Мы шли со своими сундучками за плечами. Иногда нас перегоняли пассажиры, успевшие нанять извозчика. Но и те проехали. Полная тишина, безлюдье и белый снег, переходящий в неведомую и невидимую даль. Мы знаем только, что цель нашего пути — Лефортово, или, как говорил наш вожак, коренной москвич, «Лафортово».

— Во, это Рязанский вокзал! — указал он на темневший силуэт длинного, неосвещенного здания со светлым круглым пятном наверху; это оказались часы, освещенные изнутри и показывавшие половину второго.

Миновали вокзалы, переползли через сугроб и опять зашагали посредине узких переулков вдоль заборов, разделенных деревянными домишками и запертыми наглухо воротами.
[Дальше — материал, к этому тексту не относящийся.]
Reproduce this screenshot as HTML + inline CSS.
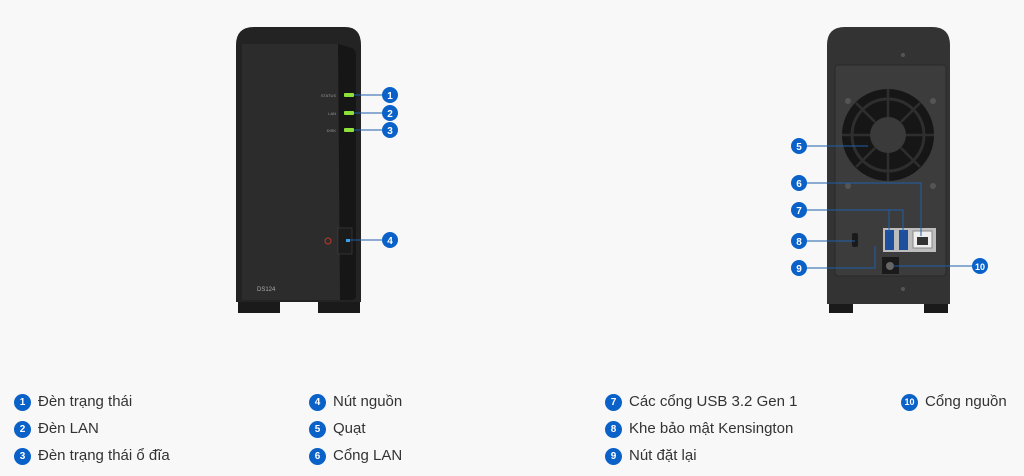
<!DOCTYPE html>
<html><head><meta charset="utf-8"><style>
html,body{margin:0;padding:0;background:#f8f8f8;}
body{width:1024px;height:476px;position:relative;overflow:hidden;font-family:"Liberation Sans",sans-serif;}
.it{position:absolute;font-size:15px;color:#333;height:18px;line-height:18px;}
.it b{position:absolute;left:0;top:1px;width:17px;height:17px;border-radius:50%;background:#0a62c9;color:#fff;font-size:10px;text-align:center;line-height:17px;font-weight:bold;}
.it span{position:absolute;left:24px;top:0;white-space:nowrap;}
</style></head><body>
<svg width="1024" height="476" style="position:absolute;left:0;top:0">
<!-- front device -->
<rect x="238" y="300" width="42" height="13" fill="#1a1a1a"/>
<rect x="318" y="300" width="42" height="13" fill="#1a1a1a"/>
<path d="M236 45 Q236 27 254 27 L345 27 Q361 27 361 45 L361 302 L236 302 Z" fill="#232323"/>
<path d="M242 44 L338 44 Q340 44 340 48 L340 300 L242 300 Z" fill="#2c2c2c"/>
<path d="M338 44 L352 48 Q356 50 356 56 L356 296 Q356 300 350 300 L340 300 Z" fill="#161616"/>
<rect x="344" y="93" width="10" height="4" rx="1" fill="#8de23a"/>
<rect x="344" y="111" width="10" height="4" rx="1" fill="#8de23a"/>
<rect x="344" y="128" width="10" height="4" rx="1" fill="#8de23a"/>
<text x="336" y="97" font-size="4" fill="#999" text-anchor="end" font-family="Liberation Sans">STATUS</text>
<text x="336" y="115" font-size="4" fill="#999" text-anchor="end" font-family="Liberation Sans">LAN</text>
<text x="336" y="132" font-size="4" fill="#999" text-anchor="end" font-family="Liberation Sans">DISK</text>
<rect x="338" y="228" width="14" height="26" fill="#1b1b1b" stroke="#444" stroke-width="0.6"/>
<circle cx="328" cy="241" r="3" fill="none" stroke="#c0392b" stroke-width="1"/>
<rect x="346" y="239" width="4" height="3" fill="#39a0f0"/>
<text x="257" y="291" font-size="6" fill="#aaa" font-family="Liberation Sans">DS124</text>
<g stroke="#1e5fa8" stroke-width="1">
<line x1="354" y1="95" x2="384" y2="95"/><line x1="354" y1="113" x2="384" y2="113"/><line x1="354" y1="130" x2="384" y2="130"/><line x1="350" y1="240" x2="384" y2="240"/>
</g>
<!-- back device -->
<rect x="829" y="300" width="24" height="13" fill="#1a1a1a"/>
<rect x="924" y="300" width="24" height="13" fill="#1a1a1a"/>
<path d="M827 45 Q827 27 845 27 L932 27 Q950 27 950 45 L950 304 L827 304 Z" fill="#333"/>
<rect x="835" y="65" width="111" height="211" rx="3" fill="#3c3c3c" stroke="#2a2a2a"/>
<circle cx="888" cy="135" r="46" fill="#161616"/>
<circle cx="888" cy="135" r="36" fill="none" stroke="#2e2e2e" stroke-width="3"/>
<circle cx="888" cy="135" r="18" fill="#3a3a3a"/>
<g stroke="#2e2e2e" stroke-width="2.5"><line x1="888" y1="89" x2="888" y2="117"/><line x1="888" y1="153" x2="888" y2="181"/><line x1="842" y1="135" x2="870" y2="135"/><line x1="906" y1="135" x2="934" y2="135"/><line x1="856" y1="103" x2="875" y2="122"/><line x1="901" y1="148" x2="920" y2="167"/><line x1="920" y1="103" x2="901" y2="122"/><line x1="875" y1="148" x2="856" y2="167"/></g>
<circle cx="848" cy="101" r="3" fill="#555"/><circle cx="933" cy="101" r="3" fill="#555"/><circle cx="848" cy="186" r="3" fill="#555"/><circle cx="933" cy="186" r="3" fill="#555"/>
<circle cx="903" cy="55" r="2" fill="#555"/><circle cx="903" cy="289" r="2" fill="#555"/>
<rect x="852" y="233" width="6" height="14" rx="2" fill="#1a1a1a"/>
<rect x="883" y="228" width="53" height="24" fill="#bdbdbd"/>
<rect x="885" y="230" width="9" height="20" fill="#1d4f9e"/><rect x="899" y="230" width="9" height="20" fill="#1d4f9e"/>
<rect x="913" y="231" width="19" height="17" fill="#eee" stroke="#888"/><rect x="917" y="237" width="11" height="8" fill="#333"/>
<rect x="882" y="257" width="17" height="17" fill="#1a1a1a"/><circle cx="890" cy="266" r="4" fill="#666"/>
<g stroke="#1e5fa8" stroke-width="1" fill="none">
<line x1="806" y1="146" x2="868" y2="146"/>
<polyline points="806,183 921,183 921,236"/>
<polyline points="806,210 903,210 903,232"/><line x1="889" y1="210" x2="889" y2="232"/>
<line x1="806" y1="241" x2="855" y2="241"/>
<polyline points="806,268 875,268 875,246"/>
<line x1="893" y1="266" x2="973" y2="266"/>
</g>
<!-- badges -->
<g font-family="Liberation Sans" font-size="10" font-weight="bold" fill="#fff" text-anchor="middle">
<circle cx="390" cy="95" r="8" fill="#0a62c9"/><text x="390" y="99">1</text>
<circle cx="390" cy="113" r="8" fill="#0a62c9"/><text x="390" y="117">2</text>
<circle cx="390" cy="130" r="8" fill="#0a62c9"/><text x="390" y="134">3</text>
<circle cx="390" cy="240" r="8" fill="#0a62c9"/><text x="390" y="244">4</text>
<circle cx="799" cy="146" r="8" fill="#0a62c9"/><text x="799" y="150">5</text>
<circle cx="799" cy="183" r="8" fill="#0a62c9"/><text x="799" y="187">6</text>
<circle cx="799" cy="210" r="8" fill="#0a62c9"/><text x="799" y="214">7</text>
<circle cx="799" cy="241" r="8" fill="#0a62c9"/><text x="799" y="245">8</text>
<circle cx="799" cy="268" r="8" fill="#0a62c9"/><text x="799" y="272">9</text>
<circle cx="980" cy="266" r="8" fill="#0a62c9"/><text x="980" y="270" font-size="9">10</text>
</g>
</svg>
<div class="it" style="left:14px;top:393px"><b>1</b><span>Đèn trạng thái</span></div>
<div class="it" style="left:14px;top:420px"><b>2</b><span>Đèn LAN</span></div>
<div class="it" style="left:14px;top:447px"><b>3</b><span>Đèn trạng thái ổ đĩa</span></div>
<div class="it" style="left:309px;top:393px"><b>4</b><span>Nút nguồn</span></div>
<div class="it" style="left:309px;top:420px"><b>5</b><span>Quạt</span></div>
<div class="it" style="left:309px;top:447px"><b>6</b><span>Cổng LAN</span></div>
<div class="it" style="left:605px;top:393px"><b>7</b><span>Các cổng USB 3.2 Gen 1</span></div>
<div class="it" style="left:605px;top:420px"><b>8</b><span>Khe bảo mật Kensington</span></div>
<div class="it" style="left:605px;top:447px"><b>9</b><span>Nút đặt lại</span></div>
<div class="it" style="left:901px;top:393px"><b style="font-size:9px">10</b><span>Cổng nguồn</span></div>
</body></html>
Маленькие окна отсвечивали кое-где желто-красным пятнышком лампадки… Темь, тишина, сон беспробудный.

Вдали два раза ударил колокол — два часа!

— Это на Басманной. А это Ольховцы… — пояснил вожатый. И вдруг запел петухом: — Ку-ка-ре-ку!..

Мы оторопели: что он, с ума спятил?

А он еще…

И вдруг — сначала в одном дворе, а потом и в соседних ему ответили проснувшиеся петухи. Удивленные несвоевременным пением петухов, сначала испуганно, а потом зло залились собаки. Ольховцы ожили. Кое-где засветились окна, кое-где во дворах застучали засовы, захлопали двери, послышались удивленные голоса: «Что за диво! В два часа ночи поют петухи!»

Мой друг Костя Чернов залаял по-собачьи; это он умел замечательно, а потом завыл по-волчьи. Мы его поддержали. Слышно было, как собаки гремят цепями и бесятся.

Мы уже весело шагали по Басманной, совершенно безлюдной и тоже темной. Иногда натыкались на тумбы, занесенные мягким снегом. Еще площадь. Большой фонарь освещает над нами подобие окна с темными и непонятными фигурами.

— Это Разгуляй, а это дом колдуна Брюса, — пояснил Костя.

Так меня встретила в первый раз Москва в октябре 1873 года».

Город приглянулся нашему герою. Еще бы: «Вместо грязных нар в Николомокринских казармах Ярославля я очутился в роскошном дворце Московского юнкерского училища в Лефортове и сплю на кровати с чистым бельем».